Death becomes him (although heaven could use a good tailor, from the looks of that suit).

That is, until Chief Henry visits him from the afterlife in a dream. I have to say, death really agrees with Chief Henry, or at least with his wardrobe—his standard ratty T-shirt and leather vest have been replaced with a white suit. (I’m willing to overlook the turquoise bolo tie; the guy is dead, after all.) After some chit-chat about the perks of death and the outcome of Zack’s project, Chief Henry leaves Zack with the cryptic message that the answer to his problem (i.e., whether to run in the track meet or not) is in his hands. Hey, good thing Zack happened to fall asleep clutching his beaded headband, as it seems to tell him what he needs to know.

The next day in the hall, Jessie again is attempting to make up for her ancestors’ wrongdoings, this time offering to pave Lisa’s parents’ driveway. Personally, I’d like to see that, but Lisa’s holding out for a car. When Jessie says that’s crazy, Lisa’s all, “And you offering to carry me to the mall on your back wasn’t, nutcase?” Finally, when Lisa threatens her with physical violence if she doesn’t back off, Jessie blessedly shuts up.

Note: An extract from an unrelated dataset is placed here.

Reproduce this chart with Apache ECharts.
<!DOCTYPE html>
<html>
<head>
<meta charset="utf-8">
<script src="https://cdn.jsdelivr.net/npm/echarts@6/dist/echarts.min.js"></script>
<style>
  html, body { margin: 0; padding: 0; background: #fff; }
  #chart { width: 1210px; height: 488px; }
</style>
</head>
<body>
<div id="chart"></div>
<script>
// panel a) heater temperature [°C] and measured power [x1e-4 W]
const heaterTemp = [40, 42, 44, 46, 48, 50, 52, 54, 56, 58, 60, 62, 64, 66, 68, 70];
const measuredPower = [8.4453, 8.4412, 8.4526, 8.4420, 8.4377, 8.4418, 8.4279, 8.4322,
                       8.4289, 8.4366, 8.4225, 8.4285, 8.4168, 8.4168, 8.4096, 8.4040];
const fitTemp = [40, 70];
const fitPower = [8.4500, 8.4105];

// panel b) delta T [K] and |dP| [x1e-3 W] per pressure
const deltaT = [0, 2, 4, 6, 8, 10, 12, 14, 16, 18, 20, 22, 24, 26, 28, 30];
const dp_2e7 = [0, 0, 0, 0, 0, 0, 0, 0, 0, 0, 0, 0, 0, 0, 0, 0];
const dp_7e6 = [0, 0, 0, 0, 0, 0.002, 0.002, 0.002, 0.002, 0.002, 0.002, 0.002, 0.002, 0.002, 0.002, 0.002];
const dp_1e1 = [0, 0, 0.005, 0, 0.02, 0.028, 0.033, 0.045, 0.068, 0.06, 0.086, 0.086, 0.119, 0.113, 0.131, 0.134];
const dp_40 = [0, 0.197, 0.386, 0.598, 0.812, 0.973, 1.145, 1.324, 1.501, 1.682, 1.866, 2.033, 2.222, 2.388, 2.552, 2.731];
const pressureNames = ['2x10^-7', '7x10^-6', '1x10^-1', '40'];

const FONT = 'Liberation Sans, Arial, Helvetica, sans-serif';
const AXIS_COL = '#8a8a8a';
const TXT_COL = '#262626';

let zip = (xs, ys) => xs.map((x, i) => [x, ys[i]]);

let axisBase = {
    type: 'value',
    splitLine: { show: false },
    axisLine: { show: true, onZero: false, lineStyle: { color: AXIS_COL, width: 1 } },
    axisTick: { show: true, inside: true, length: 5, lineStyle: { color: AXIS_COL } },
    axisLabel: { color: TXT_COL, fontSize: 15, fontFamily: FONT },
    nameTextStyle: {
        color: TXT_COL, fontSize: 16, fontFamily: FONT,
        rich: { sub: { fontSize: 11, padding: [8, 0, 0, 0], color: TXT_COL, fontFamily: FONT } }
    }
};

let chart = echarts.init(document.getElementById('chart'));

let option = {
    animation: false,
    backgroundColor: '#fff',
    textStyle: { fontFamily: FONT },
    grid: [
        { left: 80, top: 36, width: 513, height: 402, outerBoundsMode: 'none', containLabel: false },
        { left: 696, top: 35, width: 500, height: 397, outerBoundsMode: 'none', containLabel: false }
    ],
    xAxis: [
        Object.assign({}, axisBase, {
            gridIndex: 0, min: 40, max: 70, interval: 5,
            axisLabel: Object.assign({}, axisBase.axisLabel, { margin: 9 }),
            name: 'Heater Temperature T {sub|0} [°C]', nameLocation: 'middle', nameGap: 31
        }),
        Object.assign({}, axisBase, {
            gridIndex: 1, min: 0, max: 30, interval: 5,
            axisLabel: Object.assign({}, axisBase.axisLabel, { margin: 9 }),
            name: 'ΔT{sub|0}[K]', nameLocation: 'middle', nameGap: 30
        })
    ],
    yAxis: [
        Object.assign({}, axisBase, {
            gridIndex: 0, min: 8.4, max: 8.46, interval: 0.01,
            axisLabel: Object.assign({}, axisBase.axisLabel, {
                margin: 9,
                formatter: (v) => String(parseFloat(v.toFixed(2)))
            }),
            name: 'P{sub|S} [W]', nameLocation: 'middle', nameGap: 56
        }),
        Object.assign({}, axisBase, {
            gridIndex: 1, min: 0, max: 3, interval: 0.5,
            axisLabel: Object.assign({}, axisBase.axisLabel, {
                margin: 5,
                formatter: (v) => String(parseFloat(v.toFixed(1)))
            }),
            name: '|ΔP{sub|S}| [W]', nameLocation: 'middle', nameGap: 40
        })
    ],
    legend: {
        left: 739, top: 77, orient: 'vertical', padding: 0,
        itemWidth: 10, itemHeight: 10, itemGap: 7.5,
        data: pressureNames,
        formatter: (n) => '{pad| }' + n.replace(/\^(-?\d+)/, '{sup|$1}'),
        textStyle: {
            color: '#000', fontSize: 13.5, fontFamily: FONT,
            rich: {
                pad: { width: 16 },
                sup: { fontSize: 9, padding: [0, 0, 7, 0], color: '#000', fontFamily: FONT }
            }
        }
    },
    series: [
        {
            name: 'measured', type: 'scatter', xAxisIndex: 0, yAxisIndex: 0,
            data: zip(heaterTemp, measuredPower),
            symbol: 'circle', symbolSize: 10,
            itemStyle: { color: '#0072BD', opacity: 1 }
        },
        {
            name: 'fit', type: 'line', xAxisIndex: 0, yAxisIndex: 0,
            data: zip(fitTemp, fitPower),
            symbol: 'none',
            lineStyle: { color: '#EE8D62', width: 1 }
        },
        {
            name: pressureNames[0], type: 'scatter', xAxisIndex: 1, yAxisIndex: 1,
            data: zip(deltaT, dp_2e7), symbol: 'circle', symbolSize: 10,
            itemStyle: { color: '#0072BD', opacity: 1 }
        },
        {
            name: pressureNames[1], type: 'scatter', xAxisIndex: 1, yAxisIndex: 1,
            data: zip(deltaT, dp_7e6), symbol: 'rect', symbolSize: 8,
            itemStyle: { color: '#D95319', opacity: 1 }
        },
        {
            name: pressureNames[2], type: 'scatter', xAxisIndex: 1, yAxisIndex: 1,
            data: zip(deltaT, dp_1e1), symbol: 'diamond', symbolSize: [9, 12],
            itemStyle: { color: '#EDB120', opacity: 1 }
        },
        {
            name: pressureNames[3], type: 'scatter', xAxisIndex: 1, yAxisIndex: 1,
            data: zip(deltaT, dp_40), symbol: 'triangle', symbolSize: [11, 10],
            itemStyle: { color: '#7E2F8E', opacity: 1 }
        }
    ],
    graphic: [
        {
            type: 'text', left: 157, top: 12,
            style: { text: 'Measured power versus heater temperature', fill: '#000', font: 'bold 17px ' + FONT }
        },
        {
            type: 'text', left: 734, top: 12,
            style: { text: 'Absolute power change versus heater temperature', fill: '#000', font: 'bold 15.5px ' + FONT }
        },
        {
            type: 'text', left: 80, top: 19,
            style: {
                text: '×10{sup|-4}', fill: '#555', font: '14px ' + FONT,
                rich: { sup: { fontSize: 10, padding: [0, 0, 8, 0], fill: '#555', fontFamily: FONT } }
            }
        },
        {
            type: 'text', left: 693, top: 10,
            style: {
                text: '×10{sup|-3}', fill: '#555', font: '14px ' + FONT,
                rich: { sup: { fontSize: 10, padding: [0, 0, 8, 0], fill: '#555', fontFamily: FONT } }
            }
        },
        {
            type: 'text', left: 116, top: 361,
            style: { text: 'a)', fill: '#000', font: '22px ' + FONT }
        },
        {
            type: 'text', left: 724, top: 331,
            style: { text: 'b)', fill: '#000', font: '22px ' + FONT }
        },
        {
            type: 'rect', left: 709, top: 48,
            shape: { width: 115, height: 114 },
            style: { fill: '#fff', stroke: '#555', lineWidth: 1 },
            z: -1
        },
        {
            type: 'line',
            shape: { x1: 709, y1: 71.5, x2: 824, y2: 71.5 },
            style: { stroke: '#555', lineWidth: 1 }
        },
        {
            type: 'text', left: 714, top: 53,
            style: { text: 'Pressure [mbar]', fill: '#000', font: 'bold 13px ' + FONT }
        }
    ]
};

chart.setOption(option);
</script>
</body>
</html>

Meanwhile, Belding is attempting to rally the troops, who are none too happy that their star runner has gone AWOL. Ah, but Zack’s not finished with his dramatic entrances for this episode, and he makes one more in his tracksuit behind Belding, which elicits a loud cheer from the group. As they all file off to the meet, Kelly asks Zack what changed his mind. He shows us the back of his headband, which Chief Henry embossed with the words “Beat Valley.” God, that guy must be a trip in the SBTB Bermuda Triangle!

Quote of the episode:
Zack: “My ancestors? Adam and Eve!”
Screech: “I didn’t know Adam and Eve’s last name was Morris!”

Grade: C-
Look, it’s bad enough when Zack has to learn a Very Important Lesson, but it’s even worse when someone has to DIE for him to do it. Wouldn’t another dance have sufficed? Also, it’s a high threshold to meet, but I think Jessie may be at her most annoying in this episode.